---------- Records to process

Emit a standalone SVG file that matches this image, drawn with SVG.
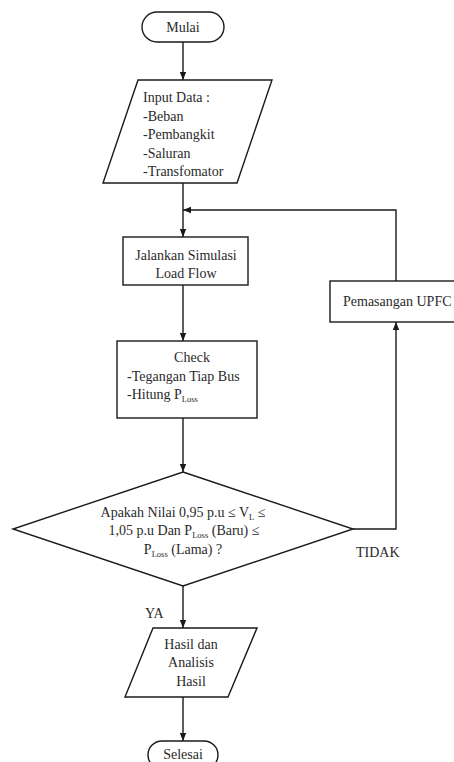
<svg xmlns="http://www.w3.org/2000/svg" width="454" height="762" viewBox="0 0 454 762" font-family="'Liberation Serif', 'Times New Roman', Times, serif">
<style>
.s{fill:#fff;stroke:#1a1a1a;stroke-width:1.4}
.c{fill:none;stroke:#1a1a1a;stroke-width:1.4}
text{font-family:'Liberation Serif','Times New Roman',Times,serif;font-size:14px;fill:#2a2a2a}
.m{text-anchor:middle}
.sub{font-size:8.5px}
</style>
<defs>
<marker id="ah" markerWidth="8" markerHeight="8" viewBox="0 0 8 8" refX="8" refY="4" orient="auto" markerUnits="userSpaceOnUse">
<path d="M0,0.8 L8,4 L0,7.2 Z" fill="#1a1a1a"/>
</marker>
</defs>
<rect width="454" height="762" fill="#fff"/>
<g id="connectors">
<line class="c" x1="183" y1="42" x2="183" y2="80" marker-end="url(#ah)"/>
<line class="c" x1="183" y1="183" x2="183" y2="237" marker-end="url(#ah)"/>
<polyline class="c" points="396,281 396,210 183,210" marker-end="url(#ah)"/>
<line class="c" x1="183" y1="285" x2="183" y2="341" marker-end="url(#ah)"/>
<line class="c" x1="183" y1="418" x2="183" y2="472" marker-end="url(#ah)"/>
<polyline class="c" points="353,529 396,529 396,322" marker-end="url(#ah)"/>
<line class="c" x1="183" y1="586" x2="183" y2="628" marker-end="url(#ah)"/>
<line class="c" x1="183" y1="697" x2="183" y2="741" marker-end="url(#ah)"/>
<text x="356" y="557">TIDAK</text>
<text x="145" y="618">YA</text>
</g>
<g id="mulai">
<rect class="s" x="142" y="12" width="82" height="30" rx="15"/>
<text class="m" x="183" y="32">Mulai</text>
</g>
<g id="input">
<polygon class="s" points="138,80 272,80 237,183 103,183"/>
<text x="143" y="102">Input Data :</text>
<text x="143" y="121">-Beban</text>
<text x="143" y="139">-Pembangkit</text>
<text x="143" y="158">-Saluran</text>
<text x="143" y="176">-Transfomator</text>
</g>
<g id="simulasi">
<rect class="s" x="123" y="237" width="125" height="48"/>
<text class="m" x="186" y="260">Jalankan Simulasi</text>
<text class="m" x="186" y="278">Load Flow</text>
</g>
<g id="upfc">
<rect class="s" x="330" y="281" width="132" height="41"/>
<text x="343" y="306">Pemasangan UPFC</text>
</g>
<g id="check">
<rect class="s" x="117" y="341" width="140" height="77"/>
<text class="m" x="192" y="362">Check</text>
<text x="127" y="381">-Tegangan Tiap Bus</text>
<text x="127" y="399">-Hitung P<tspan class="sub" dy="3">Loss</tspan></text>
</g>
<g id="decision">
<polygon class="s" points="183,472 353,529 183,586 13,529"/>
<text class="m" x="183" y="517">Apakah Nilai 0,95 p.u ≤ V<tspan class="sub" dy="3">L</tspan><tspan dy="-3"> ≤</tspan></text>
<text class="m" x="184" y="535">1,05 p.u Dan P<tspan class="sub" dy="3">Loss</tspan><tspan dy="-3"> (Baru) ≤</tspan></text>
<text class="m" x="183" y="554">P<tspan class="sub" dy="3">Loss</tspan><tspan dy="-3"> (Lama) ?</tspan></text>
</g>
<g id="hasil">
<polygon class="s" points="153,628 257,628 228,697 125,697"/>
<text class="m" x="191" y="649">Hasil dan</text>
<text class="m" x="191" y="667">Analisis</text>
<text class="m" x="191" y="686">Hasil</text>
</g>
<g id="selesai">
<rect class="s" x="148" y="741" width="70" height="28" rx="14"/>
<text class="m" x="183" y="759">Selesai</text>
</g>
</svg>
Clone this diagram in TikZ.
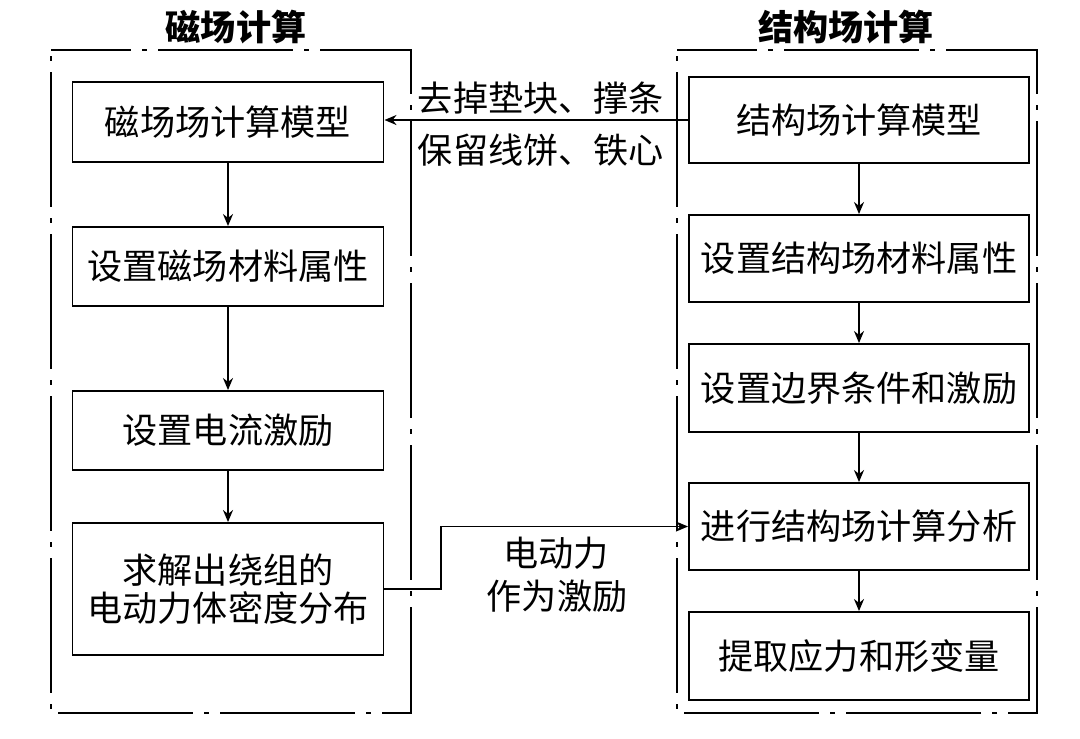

--------------------

## Directions
Except for the pictures, copy every line of the records above exactly.

## Answer for this exercise
Emit a standalone SVG file that matches this image, drawn with SVG.
<svg xmlns="http://www.w3.org/2000/svg" width="454" height="762" viewBox="0 0 454 762" font-family="'Liberation Serif', 'Times New Roman', Times, serif">
<style>
.s{fill:#fff;stroke:#1a1a1a;stroke-width:1.4}
.c{fill:none;stroke:#1a1a1a;stroke-width:1.4}
text{font-family:'Liberation Serif','Times New Roman',Times,serif;font-size:14px;fill:#2a2a2a}
.m{text-anchor:middle}
.sub{font-size:8.5px}
</style>
<defs>
<marker id="ah" markerWidth="8" markerHeight="8" viewBox="0 0 8 8" refX="8" refY="4" orient="auto" markerUnits="userSpaceOnUse">
<path d="M0,0.8 L8,4 L0,7.2 Z" fill="#1a1a1a"/>
</marker>
</defs>
<rect width="454" height="762" fill="#fff"/>
<g id="connectors">
<line class="c" x1="183" y1="42" x2="183" y2="80" marker-end="url(#ah)"/>
<line class="c" x1="183" y1="183" x2="183" y2="237" marker-end="url(#ah)"/>
<polyline class="c" points="396,281 396,210 183,210" marker-end="url(#ah)"/>
<line class="c" x1="183" y1="285" x2="183" y2="341" marker-end="url(#ah)"/>
<line class="c" x1="183" y1="418" x2="183" y2="472" marker-end="url(#ah)"/>
<polyline class="c" points="353,529 396,529 396,322" marker-end="url(#ah)"/>
<line class="c" x1="183" y1="586" x2="183" y2="628" marker-end="url(#ah)"/>
<line class="c" x1="183" y1="697" x2="183" y2="741" marker-end="url(#ah)"/>
<text x="356" y="557">TIDAK</text>
<text x="145" y="618">YA</text>
</g>
<g id="mulai">
<rect class="s" x="142" y="12" width="82" height="30" rx="15"/>
<text class="m" x="183" y="32">Mulai</text>
</g>
<g id="input">
<polygon class="s" points="138,80 272,80 237,183 103,183"/>
<text x="143" y="102">Input Data :</text>
<text x="143" y="121">-Beban</text>
<text x="143" y="139">-Pembangkit</text>
<text x="143" y="158">-Saluran</text>
<text x="143" y="176">-Transfomator</text>
</g>
<g id="simulasi">
<rect class="s" x="123" y="237" width="125" height="48"/>
<text class="m" x="186" y="260">Jalankan Simulasi</text>
<text class="m" x="186" y="278">Load Flow</text>
</g>
<g id="upfc">
<rect class="s" x="330" y="281" width="132" height="41"/>
<text x="343" y="306">Pemasangan UPFC</text>
</g>
<g id="check">
<rect class="s" x="117" y="341" width="140" height="77"/>
<text class="m" x="192" y="362">Check</text>
<text x="127" y="381">-Tegangan Tiap Bus</text>
<text x="127" y="399">-Hitung P<tspan class="sub" dy="3">Loss</tspan></text>
</g>
<g id="decision">
<polygon class="s" points="183,472 353,529 183,586 13,529"/>
<text class="m" x="183" y="517">Apakah Nilai 0,95 p.u ≤ V<tspan class="sub" dy="3">L</tspan><tspan dy="-3"> ≤</tspan></text>
<text class="m" x="184" y="535">1,05 p.u Dan P<tspan class="sub" dy="3">Loss</tspan><tspan dy="-3"> (Baru) ≤</tspan></text>
<text class="m" x="183" y="554">P<tspan class="sub" dy="3">Loss</tspan><tspan dy="-3"> (Lama) ?</tspan></text>
</g>
<g id="hasil">
<polygon class="s" points="153,628 257,628 228,697 125,697"/>
<text class="m" x="191" y="649">Hasil dan</text>
<text class="m" x="191" y="667">Analisis</text>
<text class="m" x="191" y="686">Hasil</text>
</g>
<g id="selesai">
<rect class="s" x="148" y="741" width="70" height="28" rx="14"/>
<text class="m" x="183" y="759">Selesai</text>
</g>
</svg>
Clone this diagram in TikZ.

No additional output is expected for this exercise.